**PROBLEM DETAILS**
Set the lines down again exactly, first line through the line that contains "0.02, 0.02, 0.02];", with no pictures.

**DATA BLOCK**

** Begin **

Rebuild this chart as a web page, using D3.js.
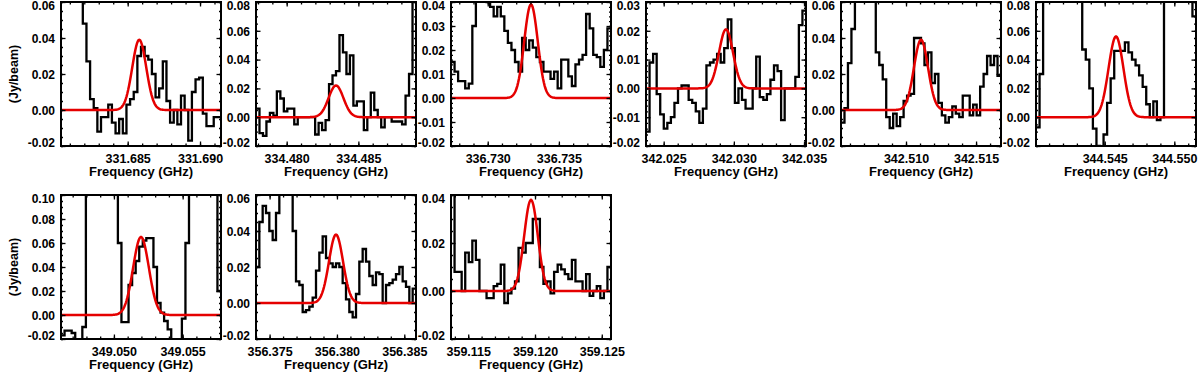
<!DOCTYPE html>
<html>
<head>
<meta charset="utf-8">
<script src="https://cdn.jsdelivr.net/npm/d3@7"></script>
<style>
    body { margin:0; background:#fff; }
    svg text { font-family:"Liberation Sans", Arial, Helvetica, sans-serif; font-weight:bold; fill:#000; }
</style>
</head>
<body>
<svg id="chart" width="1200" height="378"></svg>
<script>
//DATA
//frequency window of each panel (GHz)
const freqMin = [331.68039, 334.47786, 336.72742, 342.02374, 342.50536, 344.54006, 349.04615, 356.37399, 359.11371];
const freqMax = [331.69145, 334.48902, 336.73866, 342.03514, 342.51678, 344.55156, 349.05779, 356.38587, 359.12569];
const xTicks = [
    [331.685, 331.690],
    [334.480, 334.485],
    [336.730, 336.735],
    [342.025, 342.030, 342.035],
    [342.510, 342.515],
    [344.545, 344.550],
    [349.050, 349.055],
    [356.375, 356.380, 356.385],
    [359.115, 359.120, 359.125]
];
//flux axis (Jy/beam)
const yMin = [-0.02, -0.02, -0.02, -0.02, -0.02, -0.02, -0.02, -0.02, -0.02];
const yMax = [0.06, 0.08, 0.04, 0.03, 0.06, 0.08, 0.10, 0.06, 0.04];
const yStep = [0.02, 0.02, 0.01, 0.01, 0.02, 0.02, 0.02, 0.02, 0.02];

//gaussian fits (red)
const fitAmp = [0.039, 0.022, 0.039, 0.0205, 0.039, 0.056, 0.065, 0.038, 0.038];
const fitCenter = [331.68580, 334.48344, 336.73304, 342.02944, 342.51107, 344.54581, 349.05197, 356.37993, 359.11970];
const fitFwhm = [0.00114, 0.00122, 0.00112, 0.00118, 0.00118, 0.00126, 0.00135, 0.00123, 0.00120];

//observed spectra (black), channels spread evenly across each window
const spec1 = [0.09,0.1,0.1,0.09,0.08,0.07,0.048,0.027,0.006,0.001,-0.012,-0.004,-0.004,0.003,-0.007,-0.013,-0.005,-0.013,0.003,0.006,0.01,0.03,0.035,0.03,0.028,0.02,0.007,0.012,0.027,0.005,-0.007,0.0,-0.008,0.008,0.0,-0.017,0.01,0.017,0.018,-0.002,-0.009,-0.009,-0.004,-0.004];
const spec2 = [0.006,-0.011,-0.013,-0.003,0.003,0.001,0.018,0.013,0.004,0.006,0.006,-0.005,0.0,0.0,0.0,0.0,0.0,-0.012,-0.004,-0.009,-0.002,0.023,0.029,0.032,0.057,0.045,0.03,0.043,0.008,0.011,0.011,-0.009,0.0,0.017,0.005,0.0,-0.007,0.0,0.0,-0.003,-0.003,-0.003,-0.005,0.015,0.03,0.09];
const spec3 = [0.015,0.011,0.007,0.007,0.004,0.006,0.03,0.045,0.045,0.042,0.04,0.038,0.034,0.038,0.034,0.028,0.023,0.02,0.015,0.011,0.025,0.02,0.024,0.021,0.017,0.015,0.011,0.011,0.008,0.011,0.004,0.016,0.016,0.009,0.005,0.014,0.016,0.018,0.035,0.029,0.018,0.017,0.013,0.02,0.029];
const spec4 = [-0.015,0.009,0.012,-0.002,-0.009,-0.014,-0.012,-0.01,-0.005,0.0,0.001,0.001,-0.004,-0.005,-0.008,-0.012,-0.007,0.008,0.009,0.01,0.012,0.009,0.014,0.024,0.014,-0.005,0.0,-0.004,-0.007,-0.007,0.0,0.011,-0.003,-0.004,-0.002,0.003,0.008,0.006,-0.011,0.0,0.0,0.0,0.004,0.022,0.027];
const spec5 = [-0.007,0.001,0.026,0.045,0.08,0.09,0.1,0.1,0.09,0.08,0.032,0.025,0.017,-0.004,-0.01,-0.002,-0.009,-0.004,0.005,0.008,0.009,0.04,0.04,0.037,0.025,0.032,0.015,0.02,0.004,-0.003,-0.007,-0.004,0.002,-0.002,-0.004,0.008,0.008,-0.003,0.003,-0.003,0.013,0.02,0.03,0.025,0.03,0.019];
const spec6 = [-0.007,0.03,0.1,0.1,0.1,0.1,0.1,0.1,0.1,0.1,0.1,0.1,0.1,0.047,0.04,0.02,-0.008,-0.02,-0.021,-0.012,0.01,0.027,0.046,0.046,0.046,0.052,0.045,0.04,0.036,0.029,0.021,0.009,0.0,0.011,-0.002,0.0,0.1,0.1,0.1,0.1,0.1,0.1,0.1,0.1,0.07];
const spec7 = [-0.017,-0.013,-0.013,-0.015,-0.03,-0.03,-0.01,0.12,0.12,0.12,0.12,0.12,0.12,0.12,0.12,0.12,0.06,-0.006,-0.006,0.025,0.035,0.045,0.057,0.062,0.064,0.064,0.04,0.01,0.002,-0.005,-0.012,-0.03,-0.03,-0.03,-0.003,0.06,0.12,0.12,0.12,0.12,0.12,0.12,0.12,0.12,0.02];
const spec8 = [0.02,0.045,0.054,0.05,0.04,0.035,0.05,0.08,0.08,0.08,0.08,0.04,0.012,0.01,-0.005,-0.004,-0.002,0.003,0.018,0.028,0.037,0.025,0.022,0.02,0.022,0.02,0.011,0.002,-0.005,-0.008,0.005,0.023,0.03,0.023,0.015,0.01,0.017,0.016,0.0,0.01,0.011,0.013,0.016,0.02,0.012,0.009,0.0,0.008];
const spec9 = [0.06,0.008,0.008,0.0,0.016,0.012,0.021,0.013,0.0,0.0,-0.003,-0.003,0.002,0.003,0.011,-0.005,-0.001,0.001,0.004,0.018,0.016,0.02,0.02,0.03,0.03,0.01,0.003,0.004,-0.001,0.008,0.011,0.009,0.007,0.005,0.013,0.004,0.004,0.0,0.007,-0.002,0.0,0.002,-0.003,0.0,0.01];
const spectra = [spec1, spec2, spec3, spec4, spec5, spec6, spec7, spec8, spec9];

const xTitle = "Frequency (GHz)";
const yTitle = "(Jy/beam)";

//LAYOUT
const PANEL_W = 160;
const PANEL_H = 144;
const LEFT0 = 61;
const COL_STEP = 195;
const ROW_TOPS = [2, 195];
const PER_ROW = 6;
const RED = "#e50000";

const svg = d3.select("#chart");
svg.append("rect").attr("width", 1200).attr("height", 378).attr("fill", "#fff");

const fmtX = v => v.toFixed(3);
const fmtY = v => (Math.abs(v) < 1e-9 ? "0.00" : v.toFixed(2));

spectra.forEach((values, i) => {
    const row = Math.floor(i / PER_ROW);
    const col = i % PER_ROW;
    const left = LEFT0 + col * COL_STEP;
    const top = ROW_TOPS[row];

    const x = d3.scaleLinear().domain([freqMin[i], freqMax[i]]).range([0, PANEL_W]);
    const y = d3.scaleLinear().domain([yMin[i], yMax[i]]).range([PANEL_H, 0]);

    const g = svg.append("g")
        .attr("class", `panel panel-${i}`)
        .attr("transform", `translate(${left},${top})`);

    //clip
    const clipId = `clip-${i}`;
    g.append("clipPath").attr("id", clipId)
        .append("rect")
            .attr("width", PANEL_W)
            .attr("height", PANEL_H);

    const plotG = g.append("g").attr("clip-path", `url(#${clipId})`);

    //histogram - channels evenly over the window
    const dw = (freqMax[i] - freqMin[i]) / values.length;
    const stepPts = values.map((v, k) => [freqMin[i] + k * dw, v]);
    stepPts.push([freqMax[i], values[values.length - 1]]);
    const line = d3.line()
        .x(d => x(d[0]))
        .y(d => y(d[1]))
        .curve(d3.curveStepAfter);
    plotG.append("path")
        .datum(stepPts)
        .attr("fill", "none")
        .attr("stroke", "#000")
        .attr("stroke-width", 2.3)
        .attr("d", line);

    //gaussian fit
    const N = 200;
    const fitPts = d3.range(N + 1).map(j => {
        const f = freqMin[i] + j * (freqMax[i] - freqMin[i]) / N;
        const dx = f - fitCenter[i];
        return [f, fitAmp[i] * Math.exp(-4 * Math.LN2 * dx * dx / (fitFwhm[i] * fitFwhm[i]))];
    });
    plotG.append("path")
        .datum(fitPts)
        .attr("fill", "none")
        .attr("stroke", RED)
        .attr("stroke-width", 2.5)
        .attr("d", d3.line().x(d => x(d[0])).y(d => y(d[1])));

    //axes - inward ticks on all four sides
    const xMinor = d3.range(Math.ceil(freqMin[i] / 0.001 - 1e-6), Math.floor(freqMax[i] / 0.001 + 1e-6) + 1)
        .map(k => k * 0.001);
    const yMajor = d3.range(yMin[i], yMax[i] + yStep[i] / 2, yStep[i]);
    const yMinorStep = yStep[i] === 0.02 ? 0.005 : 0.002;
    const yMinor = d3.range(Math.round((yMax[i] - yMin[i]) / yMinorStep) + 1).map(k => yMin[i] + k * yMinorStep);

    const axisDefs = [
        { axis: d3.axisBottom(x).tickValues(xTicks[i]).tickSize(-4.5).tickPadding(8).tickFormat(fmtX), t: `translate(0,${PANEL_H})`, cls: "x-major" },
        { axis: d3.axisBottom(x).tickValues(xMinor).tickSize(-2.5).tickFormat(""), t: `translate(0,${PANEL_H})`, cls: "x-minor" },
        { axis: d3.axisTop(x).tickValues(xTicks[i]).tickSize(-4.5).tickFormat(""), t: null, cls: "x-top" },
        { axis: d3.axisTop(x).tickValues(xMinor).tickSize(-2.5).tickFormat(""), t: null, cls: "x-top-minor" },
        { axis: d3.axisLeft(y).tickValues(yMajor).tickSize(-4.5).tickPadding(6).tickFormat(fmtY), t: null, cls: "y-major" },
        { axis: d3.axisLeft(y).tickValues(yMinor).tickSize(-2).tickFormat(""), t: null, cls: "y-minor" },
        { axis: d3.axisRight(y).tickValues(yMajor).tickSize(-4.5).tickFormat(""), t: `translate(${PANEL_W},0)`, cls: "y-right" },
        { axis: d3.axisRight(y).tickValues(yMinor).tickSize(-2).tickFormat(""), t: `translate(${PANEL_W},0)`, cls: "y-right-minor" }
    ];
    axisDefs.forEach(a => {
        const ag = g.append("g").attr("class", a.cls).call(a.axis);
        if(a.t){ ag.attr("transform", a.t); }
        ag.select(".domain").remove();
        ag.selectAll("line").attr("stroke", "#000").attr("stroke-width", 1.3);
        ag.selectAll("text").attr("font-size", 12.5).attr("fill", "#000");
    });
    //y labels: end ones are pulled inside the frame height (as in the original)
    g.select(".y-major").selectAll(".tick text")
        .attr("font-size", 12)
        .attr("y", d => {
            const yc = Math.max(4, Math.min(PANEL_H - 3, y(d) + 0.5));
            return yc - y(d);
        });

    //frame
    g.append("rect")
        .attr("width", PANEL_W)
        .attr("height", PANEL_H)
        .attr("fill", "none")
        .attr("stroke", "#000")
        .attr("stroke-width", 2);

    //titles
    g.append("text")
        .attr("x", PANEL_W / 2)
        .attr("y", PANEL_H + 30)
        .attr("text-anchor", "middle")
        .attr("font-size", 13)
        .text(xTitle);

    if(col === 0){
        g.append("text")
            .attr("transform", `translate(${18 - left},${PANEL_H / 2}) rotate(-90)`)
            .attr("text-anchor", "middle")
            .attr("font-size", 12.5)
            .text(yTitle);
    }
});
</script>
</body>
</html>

** End **

**EXERCISE OUTPUT**
Rebuild this chart as a web page, using D3.js.
<!DOCTYPE html>
<html>
<head>
<meta charset="utf-8">
<script src="https://cdn.jsdelivr.net/npm/d3@7"></script>
<style>
    body { margin:0; background:#fff; }
    svg text { font-family:"Liberation Sans", Arial, Helvetica, sans-serif; font-weight:bold; fill:#000; }
</style>
</head>
<body>
<svg id="chart" width="1200" height="378"></svg>
<script>
//DATA
//frequency window of each panel (GHz)
const freqMin = [331.68039, 334.47786, 336.72742, 342.02374, 342.50536, 344.54006, 349.04615, 356.37399, 359.11371];
const freqMax = [331.69145, 334.48902, 336.73866, 342.03514, 342.51678, 344.55156, 349.05779, 356.38587, 359.12569];
const xTicks = [
    [331.685, 331.690],
    [334.480, 334.485],
    [336.730, 336.735],
    [342.025, 342.030, 342.035],
    [342.510, 342.515],
    [344.545, 344.550],
    [349.050, 349.055],
    [356.375, 356.380, 356.385],
    [359.115, 359.120, 359.125]
];
//flux axis (Jy/beam)
const yMin = [-0.02, -0.02, -0.02, -0.02, -0.02, -0.02, -0.02, -0.02, -0.02];
const yMax = [0.06, 0.08, 0.04, 0.03, 0.06, 0.08, 0.10, 0.06, 0.04];
const yStep = [0.02, 0.02, 0.01, 0.01, 0.02, 0.02, 0.02, 0.02, 0.02];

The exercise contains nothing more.